- REQUIREMENT
Write out each line exactly as given. Leave the pictures out of your copy.

*** DATA EXCERPT ***

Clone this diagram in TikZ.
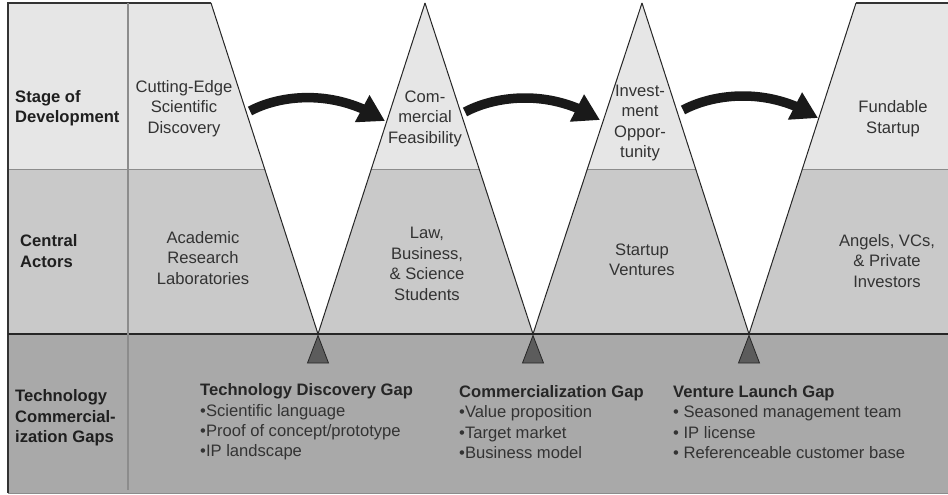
\documentclass[tikz,border=0pt]{standalone}
\usepackage{fontspec}
\setmainfont{Liberation Sans}
\usetikzlibrary{arrows.meta,bending}
\definecolor{rowA}{HTML}{E6E6E6}
\definecolor{rowB}{HTML}{C9C9C9}
\definecolor{rowC}{HTML}{A9A9A9}
\definecolor{txt}{HTML}{333333}
\definecolor{gapmark}{HTML}{5C5C5C}
\definecolor{divider}{HTML}{8C8C8C}
\begin{document}
\begin{tikzpicture}[x=1pt,y=-1pt,
  lbl/.style={font=\fontsize{16.6}{20.5}\selectfont\bfseries, text=black!88, inner sep=0pt, anchor=west, align=left},
  body/.style={font=\fontsize{16.6}{20.5}\selectfont, text=txt, inner sep=0pt, align=center},
  gaptext/.style={font=\fontsize{16.6}{20.3}\selectfont, text=txt, inner sep=0pt, anchor=west, align=left},
  flow/.style={line width=9.5pt, -{Triangle[length=26pt,width=29pt,flex]}, black!90},
  gapmarker/.style={fill=gapmark, draw=black!85, line width=0.8pt, line join=miter},
  vside/.style={draw=black!85, line width=1pt}]

\fill[white] (0,0) rectangle (948,495);
\useasboundingbox (0,0) rectangle (948,495);

% row backgrounds
\fill[rowA] (8,3) rectangle (948,169);
\fill[rowB] (8,169) rectangle (948,334);
\fill[rowC] (8,334) rectangle (948,493);
\draw[divider, line width=0.8pt] (8,169) -- (948,169);

% white V cutouts
\foreach \a/\b/\c in {211/425/318, 425/642/533, 642/856/749} {
  \fill[white] (\a,2) -- (\b,2) -- (\c,334) -- cycle;
  \draw[vside] (\a,3) -- (\c,334) -- (\b,3);
}

% borders
\draw[black!80, line width=1.2pt] (211,3) -- (8,3) -- (8,493);
\draw[black!80, line width=1.2pt] (856,3) -- (948,3);
\draw[black!85, line width=2pt] (8,334) -- (948,334);
\draw[divider, line width=1.3pt] (128,3) -- (128,490);
\draw[black!45, line width=1pt] (8,493) -- (948,493);

% gap markers
\foreach \c in {318,533,749} {
  \filldraw[gapmarker] (\c,335.5) -- (\c-10.5,363) -- (\c+10.5,363) -- cycle;
}

% row labels
\node[lbl] (stage) at (15,108.4) {Stage of\\Development};
\node[lbl] (actors) at (20,251.1) {Central\\Actors};
\node[lbl] (gaps) at (15,417.9) {Technology\\Commercial-\\ization Gaps};

% stages
\node[body] (s1) at (184,108.7) {Cutting-Edge\\Scientific\\Discovery};
\node[body] (s2) at (425,118.7) {Com-\\mercial\\Feasibility};
\node[body] (s3) at (640,123.2) {Invest-\\ment\\Oppor-\\tunity};
\node[body] (s4) at (893,118.7) {Fundable\\Startup};

% actors
\node[body] (c1) at (203,258) {Academic\\Research\\Laboratories};
\node[body] (c2) at (427,264) {Law,\\Business,\\\& Science\\Students};
\node[body] (c3) at (642,259.6) {Startup\\Ventures};
\node[body] (c4) at (887,261) {Angels, VCs,\\\& Private\\Investors};

% gaps
\node[gaptext] (g1) at (200,422) {{\bfseries\color{black!85}Technology Discovery Gap}\\•Scientific language\\•Proof of concept/prototype\\•IP landscape};
\node[gaptext] (g2) at (459,422) {{\bfseries\color{black!85}Commercialization Gap}\\•Value proposition\\•Target market\\•Business model};
\node[gaptext] (g3) at (673,422) {{\bfseries\color{black!85}Venture Launch Gap}\\• Seasoned management team\\• IP license\\• Referenceable customer base};

% arrows
\coordinate (a1s) at (250,111);
\coordinate (a1e) at (385,121);
\coordinate (a2s) at (465,112);
\coordinate (a2e) at (600,120);
\coordinate (a3s) at (683,110);
\coordinate (a3e) at (818,118);
\draw[flow] (a1s) .. controls (280,95) and (335,88) .. (a1e);
\draw[flow] (a2s) .. controls (495,96) and (550,88) .. (a2e);
\draw[flow] (a3s) .. controls (713,94) and (768,86) .. (a3e);
\end{tikzpicture}
\end{document}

***

- TASK RESULT
Clone this diagram in TikZ.
\documentclass[tikz,border=0pt]{standalone}
\usepackage{fontspec}
\setmainfont{Liberation Sans}
\usetikzlibrary{arrows.meta,bending}
\definecolor{rowA}{HTML}{E6E6E6}
\definecolor{rowB}{HTML}{C9C9C9}
\definecolor{rowC}{HTML}{A9A9A9}
\definecolor{txt}{HTML}{333333}
\definecolor{gapmark}{HTML}{5C5C5C}
\definecolor{divider}{HTML}{8C8C8C}
\begin{document}
\begin{tikzpicture}[x=1pt,y=-1pt,
  lbl/.style={font=\fontsize{16.6}{20.5}\selectfont\bfseries, text=black!88, inner sep=0pt, anchor=west, align=left},
  body/.style={font=\fontsize{16.6}{20.5}\selectfont, text=txt, inner sep=0pt, align=center},
  gaptext/.style={font=\fontsize{16.6}{20.3}\selectfont, text=txt, inner sep=0pt, anchor=west, align=left},
  flow/.style={line width=9.5pt, -{Triangle[length=26pt,width=29pt,flex]}, black!90},
  gapmarker/.style={fill=gapmark, draw=black!85, line width=0.8pt, line join=miter},
  vside/.style={draw=black!85, line width=1pt}]

\fill[white] (0,0) rectangle (948,495);
\useasboundingbox (0,0) rectangle (948,495);

% row backgrounds
\fill[rowA] (8,3) rectangle (948,169);
\fill[rowB] (8,169) rectangle (948,334);
\fill[rowC] (8,334) rectangle (948,493);
\draw[divider, line width=0.8pt] (8,169) -- (948,169);

% white V cutouts
\foreach \a/\b/\c in {211/425/318, 425/642/533, 642/856/749} {
  \fill[white] (\a,2) -- (\b,2) -- (\c,334) -- cycle;
  \draw[vside] (\a,3) -- (\c,334) -- (\b,3);
}

% borders
\draw[black!80, line width=1.2pt] (211,3) -- (8,3) -- (8,493);
\draw[black!80, line width=1.2pt] (856,3) -- (948,3);
\draw[black!85, line width=2pt] (8,334) -- (948,334);
\draw[divider, line width=1.3pt] (128,3) -- (128,490);
\draw[black!45, line width=1pt] (8,493) -- (948,493);

% gap markers
\foreach \c in {318,533,749} {
  \filldraw[gapmarker] (\c,335.5) -- (\c-10.5,363) -- (\c+10.5,363) -- cycle;
}

% row labels
\node[lbl] (stage) at (15,108.4) {Stage of\\Development};
\node[lbl] (actors) at (20,251.1) {Central\\Actors};
\node[lbl] (gaps) at (15,417.9) {Technology\\Commercial-\\ization Gaps};

% stages
\node[body] (s1) at (184,108.7) {Cutting-Edge\\Scientific\\Discovery};
\node[body] (s2) at (425,118.7) {Com-\\mercial\\Feasibility};
\node[body] (s3) at (640,123.2) {Invest-\\ment\\Oppor-\\tunity};
\node[body] (s4) at (893,118.7) {Fundable\\Startup};

% actors
\node[body] (c1) at (203,258) {Academic\\Research\\Laboratories};
\node[body] (c2) at (427,264) {Law,\\Business,\\\& Science\\Students};
\node[body] (c3) at (642,259.6) {Startup\\Ventures};
\node[body] (c4) at (887,261) {Angels, VCs,\\\& Private\\Investors};

% gaps
\node[gaptext] (g1) at (200,422) {{\bfseries\color{black!85}Technology Discovery Gap}\\•Scientific language\\•Proof of concept/prototype\\•IP landscape};
\node[gaptext] (g2) at (459,422) {{\bfseries\color{black!85}Commercialization Gap}\\•Value proposition\\•Target market\\•Business model};
\node[gaptext] (g3) at (673,422) {{\bfseries\color{black!85}Venture Launch Gap}\\• Seasoned management team\\• IP license\\• Referenceable customer base};

% arrows
\coordinate (a1s) at (250,111);
\coordinate (a1e) at (385,121);
\coordinate (a2s) at (465,112);
\coordinate (a2e) at (600,120);
\coordinate (a3s) at (683,110);
\coordinate (a3e) at (818,118);
\draw[flow] (a1s) .. controls (280,95) and (335,88) .. (a1e);
\draw[flow] (a2s) .. controls (495,96) and (550,88) .. (a2e);
\draw[flow] (a3s) .. controls (713,94) and (768,86) .. (a3e);
\end{tikzpicture}
\end{document}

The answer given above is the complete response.